Provided material |

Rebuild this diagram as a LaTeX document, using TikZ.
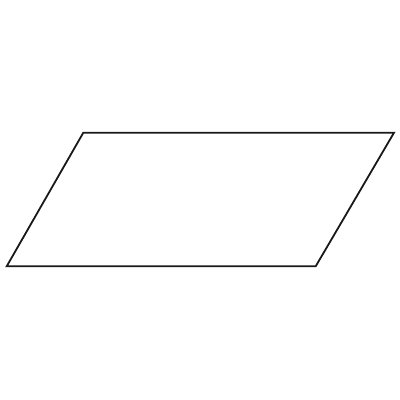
\documentclass[tikz,border=0pt]{standalone}
\begin{document}
\begin{tikzpicture}[x=1pt,y=-1pt,
  shapeline/.style={draw=black!90,line width=1.8pt,line join=miter}]
\useasboundingbox (0,0) rectangle (400,400);
\coordinate (tl) at (83.3,132.7);
\coordinate (tr) at (394,132.7);
\coordinate (br) at (315.7,266.3);
\coordinate (bl) at (6.7,266.3);
\draw[shapeline] (tl) -- (tr) -- (br) -- (bl) -- cycle;
\end{tikzpicture}
\end{document}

Task directions | Reproduce the material above in full and without alteration, but skip all pictures.

Solution below |
Rebuild this diagram as a LaTeX document, using TikZ.
\documentclass[tikz,border=0pt]{standalone}
\begin{document}
\begin{tikzpicture}[x=1pt,y=-1pt,
  shapeline/.style={draw=black!90,line width=1.8pt,line join=miter}]
\useasboundingbox (0,0) rectangle (400,400);
\coordinate (tl) at (83.3,132.7);
\coordinate (tr) at (394,132.7);
\coordinate (br) at (315.7,266.3);
\coordinate (bl) at (6.7,266.3);
\draw[shapeline] (tl) -- (tr) -- (br) -- (bl) -- cycle;
\end{tikzpicture}
\end{document}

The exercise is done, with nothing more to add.